Park in Gothenburg, Sweden

Bältespännarparken (/sv/ ('The Belt Bucklers Park') is a section of Kungsparken in central Gothenburg, Sweden. It is located directly across from the Stora Teatern at the intersection of Kungsportsavenyen and the main entrance to the Garden Society of Gothenburg, and takes its unofficial name from a sculpture located there.

==History==
The section of Kungsparken was unofficially named in 2003 after the sculpture Bältespännarna by Johan Peter Molin, one of several versions of a depiction of two ancient Scandinavian warriors belted together in single combat, which was originally installed in the area on 15 May 1863 and relocated to its current position in 1914.

The park is part of the larger, contiguous green space that surrounds the Vallgraven moat, created following the demolition of Gothenburg's fortifications in the early 19th century.

==Features==
Since the late 1980s, the park featured a small circular pond that functioned as a fountain in summer and a man-made ice rink in winter.
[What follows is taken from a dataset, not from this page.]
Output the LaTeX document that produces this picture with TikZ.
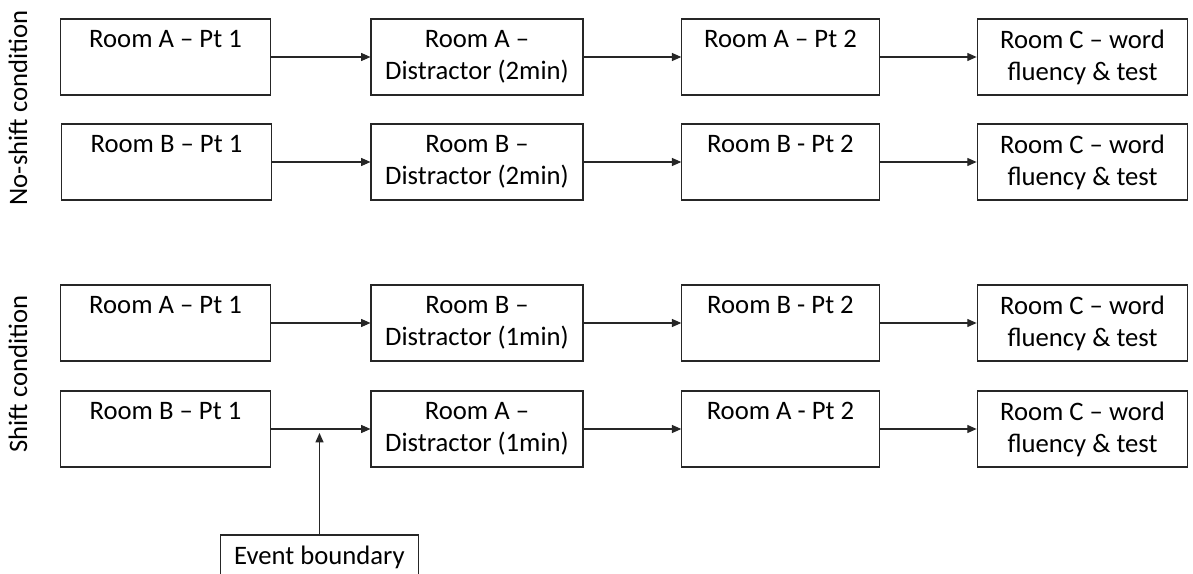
\documentclass[tikz,border=0pt]{standalone}
\usepackage{fontspec}
\setmainfont{Carlito}
\usetikzlibrary{arrows.meta}

\begin{document}
\begin{tikzpicture}[x=0.75pt,y=-0.75pt,
  stage/.style={draw=black!85, line width=0.8pt, minimum height=57pt, inner sep=0pt,
    align=center, font=\fontsize{20}{24}\selectfont},
  flow/.style={draw=black!85, line width=0.8pt, -{Triangle[length=7pt,width=6pt]}},
  side/.style={font=\fontsize{20}{24}\selectfont, rotate=90}]
\useasboundingbox (0,0) rectangle (1193,574);
\node[side] (noshift) at (18,108) {No-shift condition};
\node[side] (shift) at (18,374) {Shift condition};
\node[stage, minimum width=158pt] (na1) at (165.5,57) {Room A – Pt 1\\\phantom{(}};
\node[stage, minimum width=159pt] (na2) at (477,57) {Room A –\\Distractor (2min)};
\node[stage, minimum width=148pt] (na3) at (780.5,57) {Room A – Pt 2\\\phantom{(}};
\node[stage, minimum width=158pt] (na4) at (1082.5,57) {Room C – word\\fluency \& test};
\draw[flow] (na1) -- (na2);
\draw[flow] (na2) -- (na3);
\draw[flow] (na3) -- (na4);
\node[stage, minimum width=158pt] (nb1) at (166.5,162) {Room B – Pt 1\\\phantom{(}};
\node[stage, minimum width=159pt] (nb2) at (477,162) {Room B –\\Distractor (2min)};
\node[stage, minimum width=148pt] (nb3) at (780.5,162) {Room B - Pt 2\\\phantom{(}};
\node[stage, minimum width=158pt] (nb4) at (1082.5,162) {Room C – word\\fluency \& test};
\draw[flow] (nb1) -- (nb2);
\draw[flow] (nb2) -- (nb3);
\draw[flow] (nb3) -- (nb4);
\node[stage, minimum width=158pt] (sa1) at (165.5,323) {Room A – Pt 1\\\phantom{(}};
\node[stage, minimum width=159pt] (sa2) at (477,323) {Room B –\\Distractor (1min)};
\node[stage, minimum width=148pt] (sa3) at (780.5,323) {Room B - Pt 2\\\phantom{(}};
\node[stage, minimum width=158pt] (sa4) at (1082.5,323) {Room C – word\\fluency \& test};
\draw[flow] (sa1) -- (sa2);
\draw[flow] (sa2) -- (sa3);
\draw[flow] (sa3) -- (sa4);
\node[stage, minimum width=158pt] (sb1) at (165.5,429) {Room B – Pt 1\\\phantom{(}};
\node[stage, minimum width=159pt] (sb2) at (477,429) {Room A –\\Distractor (1min)};
\node[stage, minimum width=148pt] (sb3) at (780.5,429) {Room A - Pt 2\\\phantom{(}};
\node[stage, minimum width=158pt] (sb4) at (1082.5,429) {Room C – word\\fluency \& test};
\draw[flow] (sb1) -- (sb2);
\draw[flow] (sb2) -- (sb3);
\draw[flow] (sb3) -- (sb4);
\node[stage, minimum width=149pt, minimum height=33pt] (event) at (319.5,557) {Event boundary};
\coordinate (hit) at (319.5,433);
\draw[flow] (event) -- (hit);
\end{tikzpicture}
\end{document}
Due to its corporate sponsorship, the pond was colloquially known as "Sponsringen" (The Sponsorship).

In 2013, Bältespännarparken underwent renovations including a new fountain with a bowl-shaped design, the planting of cherry trees, and installation of park benches. The stone rim of the old pond was removed, and the previous roadway of Södra Vägen between the park and the Garden Society was replaced with a footpath, bicycle path, and gravel area.